CALGARY, Alberta--(BUSINESS WIRE)--Walton Ontario Land L.P. 1 (the “Partnership”) and its general partner, Walton Ontario Land 1 Corporation (the “General Partner”), announced today the Partnership’s results for the third quarter of 2012.
Third Quarter Financial Results
During the third quarter of 2012, the Partnership generated total revenues of $13,520, total expenses of $246,234 and a net loss of $232,714. On a year-to-date basis, the Partnership generated total revenues of $46,702, total expenses of $736,902 and a net loss of $690,200.
The total revenues, expenses and net loss generated by the Partnership, both during the third quarter of 2012 and on a year-to-date basis, was comparable to the comparative period in the 2011 year. This was consistent with management’s expectations because the Partnership is not expected to generate significant revenues, except during periods when property is sold. The Partnership’s expenses are also expected to remain fairly constant throughout the life of the Partnership because the most significant expenses of the Partnership, being the management fees, servicing fees and director fees, are fixed over the life of their respective contracts. The net loss incurred by the Partnership was also consistent with management’s expectations because the Partnership is not expected to generate significant revenue, except during periods when property is sold.
Overall, the Partnership is performing as expected by management and consistent with the Partnership’s intention of holding its interest in properties as an investment and to eventually dispose of its interest prior to the physical development of the properties. The announced sale of the Alliston Property and the subsequent closing of the transaction on October 12, 2012, are consistent with the Partnership’s intention to hold its interest in the properties and sell its interest prior to the physical development of the properties.
Highlights For The Third Quarter
The Partnership’s holdings consist of two properties, the Alliston Property, which was subsequently sold in October, near the Toronto area in Alliston, Ontario, and the Ottawa Property in the southwest quadrant Ottawa, Ontario.
During the third quarter, the purchaser completed its due diligence and waived conditions on the previously announced sale of the Alliston Property. Subsequently, on October 12, 2012, the sale was closed and the Partnership announced that unitholders would receive their first distribution of $6.00 per unit. Subsequent to the third quarter, the Partnership paid the distribution on November 15, 2012.
The Ontario Municipal Board (“OMB”) hearing regarding the City of Ottawa’s Official Plan Amendment No. 76 has concluded. The first stage of the OMB hearing, which dealt with how much land was included in Ottawa’s urban area boundary, delivered its decision in June 2011, to expand the urban area boundary from 230 hectares (568 acres) by 850 hectares (2,100 acres). The second stage of the hearing which opened in January 2012 has determined the specific location of the additional 620 hectares (1,532 acres). A revised Urban Policy Plan has been updated in the City of Ottawa’s Official Plan delineating the city’s expanded urban area. The Ottawa Property is not included in the expanded urban area boundary. The Partnership will continue to focus its efforts on participating in the 2014 Official Plan review process to support and position the Ottawa Property in future expansions to Ottawa’s urban boundary. The exclusion of the Ottawa Property from the urban area boundary is not anticipated to impact investment objectives and management assumptions.

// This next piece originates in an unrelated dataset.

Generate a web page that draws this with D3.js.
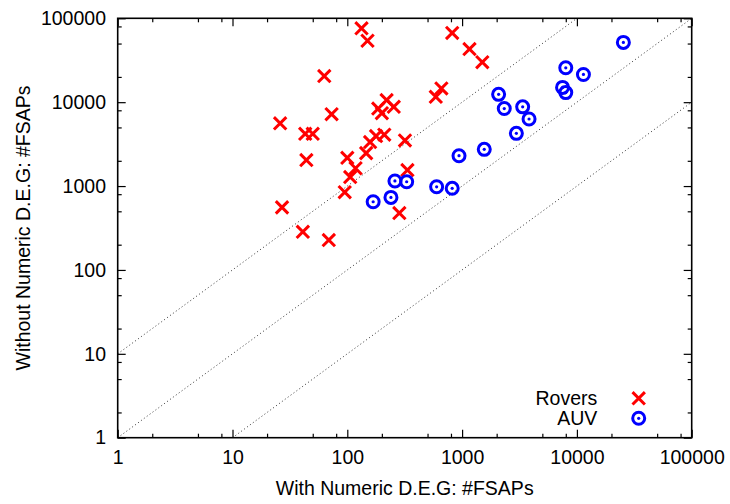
<!DOCTYPE html>
<html>
<head>
<meta charset="utf-8">
<script src="https://cdn.jsdelivr.net/npm/d3@7"></script>
<style>
  html, body { margin: 0; padding: 0; background: #fff; }
  svg { display: block; font-family: "Liberation Sans", Arial, Helvetica, sans-serif; }
</style>
</head>
<body>
<svg id="chart" width="730" height="504"></svg>
<script>
// #FSAPs counted with and without the numeric D.E.G., one point per model
const roversWith    = [133, 150, 820, 1160, 1500, 63, 73, 26, 43, 50, 44, 220, 186, 200, 254, 590, 660,
                       100, 158, 178, 210, 318, 146, 118, 106, 95, 334, 284, 27, 41, 69];
const roversWithout = [76000, 54000, 67000, 43000, 30000, 20500, 7200, 5600, 4200, 4200, 2040, 10600, 8400, 7400, 8800, 11600, 14600,
                       2170, 3350, 3950, 4100, 3500, 2470, 1630, 1280, 845, 1550, 477, 557, 285, 227];

const auvWith    = [168, 240, 260, 329, 600, 820, 940, 1560, 2080, 2330, 3370, 3830, 2970, 7500, 8000, 8000, 11400, 25400];
const auvWithout = [650, 733, 1150, 1125, 980, 940, 2300, 2740, 12400, 8400, 8800, 6300, 4250, 15000, 13000, 25700, 21400, 51600];

// Reference diagonals: without = factor * with
const diagonalFactors = [10, 1, 0.1];

const majorTicks = [1, 10, 100, 1000, 10000, 100000];
const minorTicks = [2, 5, 8, 20, 50, 80, 200, 500, 800, 2000, 5000, 8000, 20000, 50000, 80000];

const seriesNames = ["Rovers", "AUV"];
const xTitle = "With Numeric D.E.G: #FSAPs";
const yTitle = "Without Numeric D.E.G: #FSAPs";

const svg = d3.select("#chart");
const plotLeft = 117.7, plotRight = 691.7, plotTop = 18.3, plotBottom = 437.7;
const fontSize = 19.5;

const x = d3.scaleLog().domain([1, 100000]).range([plotLeft, plotRight]);
const y = d3.scaleLog().domain([1, 100000]).range([plotBottom, plotTop]);

svg.append("defs").append("clipPath").attr("id", "plot-clip")
  .append("rect").attr("x", plotLeft).attr("y", plotTop)
  .attr("width", plotRight - plotLeft).attr("height", plotBottom - plotTop);

// Dotted diagonals
const plot = svg.append("g").attr("clip-path", "url(#plot-clip)");
diagonalFactors.forEach(f => {
  const x0 = Math.max(1, 1 / f), x1 = Math.min(100000, 100000 / f);
  plot.append("line")
    .attr("x1", x(x0)).attr("y1", y(x0 * f))
    .attr("x2", x(x1)).attr("y2", y(x1 * f))
    .attr("stroke", "#333").attr("stroke-width", 1)
    .attr("stroke-dasharray", "1,2.6");
});

// Axes: majors carry labels, minors are short unlabeled ticks; all ticks point inward
function styleAxis(g) {
  g.select(".domain").remove();
  g.selectAll("line").attr("stroke", "#000").attr("stroke-width", 1.2);
  g.selectAll("text").attr("font-size", fontSize).attr("fill", "#000")
    .attr("font-family", "'Liberation Sans', Arial, Helvetica, sans-serif");
}
const fmt = d3.format("d");

svg.append("g").attr("transform", `translate(0,${plotBottom})`)
  .call(d3.axisBottom(x).tickValues(majorTicks).tickFormat(fmt).tickSizeInner(-8).tickSizeOuter(0).tickPadding(12.5))
  .call(styleAxis);
svg.append("g").attr("transform", `translate(0,${plotBottom})`)
  .call(d3.axisBottom(x).tickValues(minorTicks).tickFormat("").tickSizeInner(-4).tickSizeOuter(0))
  .call(styleAxis);
svg.append("g").attr("transform", `translate(0,${plotTop})`)
  .call(d3.axisTop(x).tickValues(majorTicks).tickFormat("").tickSizeInner(-8).tickSizeOuter(0))
  .call(styleAxis);
svg.append("g").attr("transform", `translate(0,${plotTop})`)
  .call(d3.axisTop(x).tickValues(minorTicks).tickFormat("").tickSizeInner(-4).tickSizeOuter(0))
  .call(styleAxis);

svg.append("g").attr("transform", `translate(${plotLeft},0)`)
  .call(d3.axisLeft(y).tickValues(majorTicks).tickFormat(fmt).tickSizeInner(-8).tickSizeOuter(0).tickPadding(11.7))
  .call(styleAxis);
svg.append("g").attr("transform", `translate(${plotLeft},0)`)
  .call(d3.axisLeft(y).tickValues(minorTicks).tickFormat("").tickSizeInner(-4).tickSizeOuter(0))
  .call(styleAxis);
svg.append("g").attr("transform", `translate(${plotRight},0)`)
  .call(d3.axisRight(y).tickValues(majorTicks).tickFormat("").tickSizeInner(-8).tickSizeOuter(0))
  .call(styleAxis);
svg.append("g").attr("transform", `translate(${plotRight},0)`)
  .call(d3.axisRight(y).tickValues(minorTicks).tickFormat("").tickSizeInner(-4).tickSizeOuter(0))
  .call(styleAxis);

// Frame
svg.append("rect")
  .attr("x", plotLeft).attr("y", plotTop)
  .attr("width", plotRight - plotLeft).attr("height", plotBottom - plotTop)
  .attr("fill", "none").attr("stroke", "#000").attr("stroke-width", 1.6);

// Markers
const crossSize = 6.2;
function drawCross(g, cx, cy) {
  g.append("path")
    .attr("d", `M${cx - crossSize},${cy - crossSize}L${cx + crossSize},${cy + crossSize}M${cx - crossSize},${cy + crossSize}L${cx + crossSize},${cy - crossSize}`)
    .attr("stroke", "#ff0000").attr("stroke-width", 3).attr("fill", "none");
}
function drawRing(g, cx, cy) {
  g.append("circle").attr("cx", cx).attr("cy", cy).attr("r", 6)
    .attr("fill", "none").attr("stroke", "#0000ff").attr("stroke-width", 3);
  g.append("circle").attr("cx", cx).attr("cy", cy).attr("r", 1.6).attr("fill", "#0000ff");
}

const rovers = d3.zip(roversWith, roversWithout);
const auv = d3.zip(auvWith, auvWithout);

const roverLayer = svg.append("g");
rovers.forEach(([a, b]) => drawCross(roverLayer, x(a), y(b)));
const auvLayer = svg.append("g");
auv.forEach(([a, b]) => drawRing(auvLayer, x(a), y(b)));

// Legend
const legend = svg.append("g").attr("font-size", fontSize);
[[seriesNames[0], 398.3, drawCross], [seriesNames[1], 418.3, drawRing]].forEach(([name, ly, draw]) => {
  legend.append("text").attr("x", 597.3).attr("y", ly).attr("dy", "0.35em")
    .attr("text-anchor", "end").text(name);
  draw(legend, 638.7, ly);
});

// Axis titles
svg.append("text")
  .attr("x", (plotLeft + plotRight) / 2).attr("y", 495)
  .attr("text-anchor", "middle").attr("font-size", fontSize).text(xTitle);
svg.append("text")
  .attr("transform", `translate(30,${(plotTop + plotBottom) / 2}) rotate(-90)`)
  .attr("text-anchor", "middle").attr("font-size", fontSize).text(yTitle);
</script>
</body>
</html>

Launched in January 2010, the Partnership’s objective is to maximize returns to limited partners through the acquisition, management, concept planning, and eventual sale of two properties in Ontario; the Alliston Property, which prior to its sale consisted of two parcels totaling 154.93 acres near the Toronto area in Alliston, and the Ottawa Property, which consists of 300 acres in the southwest quadrant of the City of Ottawa.
The Partnership is managed by Walton International Group Inc., part of the Walton Group.
The Walton Group is a multinational group of real estate investment and development companies headquartered in Calgary, Alberta, Canada. Walton’s expertise is the research, acquisition, management and development of strategically located land in major North American growth corridors. With more than 70,000 acres of land under management, the Walton Group is one of North America’s premier land asset managers. Walton manages and/or owns land assets in Phoenix, Austin, Dallas, Atlanta, Charlotte, the Washington D.C. region, Ottawa, Toronto, Edmonton and Calgary.
This news release, required by Canadian laws, does not constitute an offer of securities, and is not for distribution or dissemination outside Canada. This news release contains forward looking information, and actual future results may differ from what is disclosed in this news release. The risks, uncertainties and other factors that could influence results are described in the prospectus and other documents filed with Canadian securities regulatory authorities and available online at www.sedar.com.
Except as otherwise noted, all amounts are in Canadian dollars, and are based on unaudited financial statements for the period ended September 30, 2012, and related notes, prepared in accordance with International Financial Reporting Standards.